Required task: Copy the data exactly; pictures stay out of the copy.

Information supplied:
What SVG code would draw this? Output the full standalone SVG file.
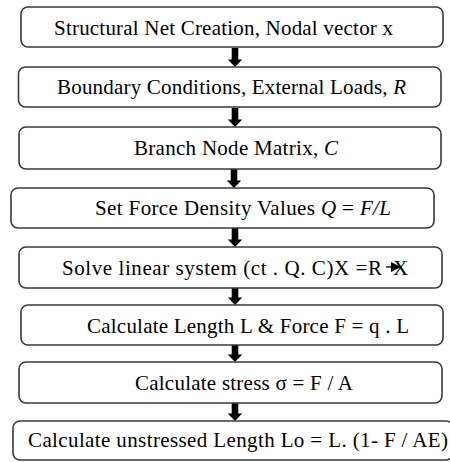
<svg xmlns="http://www.w3.org/2000/svg" width="450" height="462" viewBox="0 0 450 462">
  <style>
    .box { fill: #ffffff; stroke: #3a3a3a; stroke-width: 1.6; }
    .lbl { font-family: "Liberation Serif", "Times New Roman", serif; font-size: 21px; fill: #000; }
    .it { font-style: italic; }
    .arrow { fill: #000; }
  </style>
  <defs>
    <!-- thick downward block arrow, drawn with its tip at the origin -->
    <path id="down" d="M-3.3,-19 H3.3 V-7.5 H7.2 L0,0 L-7.2,-7.5 H-3.3 Z"/>
  </defs>
  <rect width="450" height="462" fill="#ffffff"/>

  <g id="connectors" class="arrow">
    <use href="#down" x="235" y="67"/>
    <use href="#down" x="235" y="127"/>
    <use href="#down" x="234" y="188"/>
    <use href="#down" x="235" y="247"/>
    <use href="#down" x="235" y="305"/>
    <use href="#down" x="235" y="362"/>
    <use href="#down" x="235" y="421"/>
  </g>

  <g id="net-creation">
    <rect class="box" x="21" y="7" width="422" height="40" rx="7"/>
    <text class="lbl" x="54" y="35" textLength="339">Structural Net Creation, Nodal vector x</text>
  </g>

  <g id="boundary-conditions">
    <rect class="box" x="18.5" y="67" width="422.5" height="40" rx="7"/>
    <text class="lbl" x="57" y="94" textLength="349">Boundary Conditions, External Loads, <tspan class="it">R</tspan></text>
  </g>

  <g id="branch-node-matrix">
    <rect class="box" x="19" y="127" width="422" height="42" rx="7"/>
    <text class="lbl" x="134" y="155" textLength="204">Branch Node Matrix, <tspan class="it">C</tspan></text>
  </g>

  <g id="force-density">
    <rect class="box" x="11" y="188" width="423" height="40" rx="7"/>
    <text class="lbl" x="95" y="215" textLength="296">Set Force Density Values <tspan class="it">Q</tspan> = <tspan class="it">F/L</tspan></text>
  </g>

  <g id="linear-system">
    <rect class="box" x="19" y="247" width="423" height="41" rx="7"/>
    <text class="lbl" x="62" y="275" textLength="320">Solve linear system (ct . Q. C)X =R</text>
    <!-- small solution arrow overlapping the final X -->
    <line x1="386" y1="267" x2="394" y2="267" stroke="#000" stroke-width="1.3"/>
    <polygon points="391,262 401,267 391,272" fill="#000"/>
    <text class="lbl" x="393" y="275">X</text>
  </g>

  <g id="length-force">
    <rect class="box" x="21" y="305" width="422" height="40" rx="7"/>
    <text class="lbl" x="87" y="333" textLength="322">Calculate Length L &amp; Force F = q . L</text>
  </g>

  <g id="stress">
    <rect class="box" x="19" y="362" width="423" height="41" rx="7"/>
    <text class="lbl" x="135" y="390" textLength="218">Calculate stress σ = F / A</text>
  </g>

  <g id="unstressed-length">
    <rect class="box" x="13" y="421" width="440" height="39" rx="7"/>
    <text class="lbl" x="28" y="447" textLength="420">Calculate unstressed Length Lo = L. (1- F / AE)</text>
  </g>
</svg>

Task solution:
What SVG code would draw this? Output the full standalone SVG file.
<svg xmlns="http://www.w3.org/2000/svg" width="450" height="462" viewBox="0 0 450 462">
  <style>
    .box { fill: #ffffff; stroke: #3a3a3a; stroke-width: 1.6; }
    .lbl { font-family: "Liberation Serif", "Times New Roman", serif; font-size: 21px; fill: #000; }
    .it { font-style: italic; }
    .arrow { fill: #000; }
  </style>
  <defs>
    <!-- thick downward block arrow, drawn with its tip at the origin -->
    <path id="down" d="M-3.3,-19 H3.3 V-7.5 H7.2 L0,0 L-7.2,-7.5 H-3.3 Z"/>
  </defs>
  <rect width="450" height="462" fill="#ffffff"/>

  <g id="connectors" class="arrow">
    <use href="#down" x="235" y="67"/>
    <use href="#down" x="235" y="127"/>
    <use href="#down" x="234" y="188"/>
    <use href="#down" x="235" y="247"/>
    <use href="#down" x="235" y="305"/>
    <use href="#down" x="235" y="362"/>
    <use href="#down" x="235" y="421"/>
  </g>

  <g id="net-creation">
    <rect class="box" x="21" y="7" width="422" height="40" rx="7"/>
    <text class="lbl" x="54" y="35" textLength="339">Structural Net Creation, Nodal vector x</text>
  </g>

  <g id="boundary-conditions">
    <rect class="box" x="18.5" y="67" width="422.5" height="40" rx="7"/>
    <text class="lbl" x="57" y="94" textLength="349">Boundary Conditions, External Loads, <tspan class="it">R</tspan></text>
  </g>

  <g id="branch-node-matrix">
    <rect class="box" x="19" y="127" width="422" height="42" rx="7"/>
    <text class="lbl" x="134" y="155" textLength="204">Branch Node Matrix, <tspan class="it">C</tspan></text>
  </g>

  <g id="force-density">
    <rect class="box" x="11" y="188" width="423" height="40" rx="7"/>
    <text class="lbl" x="95" y="215" textLength="296">Set Force Density Values <tspan class="it">Q</tspan> = <tspan class="it">F/L</tspan></text>
  </g>

  <g id="linear-system">
    <rect class="box" x="19" y="247" width="423" height="41" rx="7"/>
    <text class="lbl" x="62" y="275" textLength="320">Solve linear system (ct . Q. C)X =R</text>
    <!-- small solution arrow overlapping the final X -->
    <line x1="386" y1="267" x2="394" y2="267" stroke="#000" stroke-width="1.3"/>
    <polygon points="391,262 401,267 391,272" fill="#000"/>
    <text class="lbl" x="393" y="275">X</text>
  </g>

  <g id="length-force">
    <rect class="box" x="21" y="305" width="422" height="40" rx="7"/>
    <text class="lbl" x="87" y="333" textLength="322">Calculate Length L &amp; Force F = q . L</text>
  </g>

  <g id="stress">
    <rect class="box" x="19" y="362" width="423" height="41" rx="7"/>
    <text class="lbl" x="135" y="390" textLength="218">Calculate stress σ = F / A</text>
  </g>

  <g id="unstressed-length">
    <rect class="box" x="13" y="421" width="440" height="39" rx="7"/>
    <text class="lbl" x="28" y="447" textLength="420">Calculate unstressed Length Lo = L. (1- F / AE)</text>
  </g>
</svg>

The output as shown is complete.